Sunday, March 17, 2019

Herodotus proves the skeptics wrong . . . again

Herodotus keeps being vindicated. There has always been speculation that some of his reporting might have owed more to traveller's tales than to his actually having travelled to the places he described. It has also been assumed that some of his more far-fetched reports were the result of his credulous acceptance of locals pulling the leg of this traveling Greek, or simply from confusion arising from language and culture differences.

And no doubt there is some measure of truth to those criticisms. But as time passes, again and again we discover that the far-fetched tale was actually true. It is our incomplete knowledge which made us view his tale as far-fetched.

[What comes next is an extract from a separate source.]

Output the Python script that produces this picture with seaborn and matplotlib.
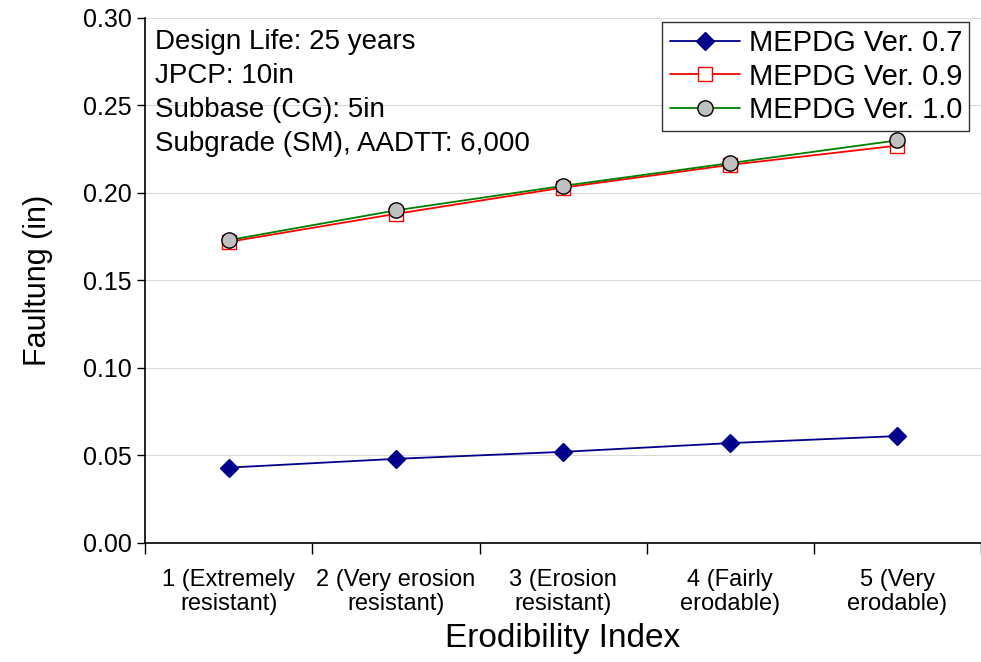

A decade ago I posted about archaeological discoveries in Egypt's western desert supporting what had till then been assumed to be a myth; A violent South Wind blew upon them.

Today I see, Nile shipwreck discovery proves Herodotus right – after 2,469 years by Dalya Alberge.
In the fifth century BC, the Greek historian Herodotus visited Egypt and wrote of unusual river boats on the Nile. Twenty-three lines of his Historia, the ancient world’s first great narrative history, are devoted to the intricate description of the construction of a “baris”.

For centuries, scholars have argued over his account because there was no archaeological evidence that such ships ever existed. Now there is. A “fabulously preserved” wreck in the waters around the sunken port city of Thonis-Heracleion has revealed just how accurate the historian was.

“It wasn’t until we discovered this wreck that we realised Herodotus was right,” said Dr Damian Robinson, director of Oxford University’s centre for maritime archaeology, which is publishing the excavation’s findings. “What Herodotus described was what we were looking at.”
Whether scientist or historian, it is worthwhile cultivating humility. The world is full of surprises.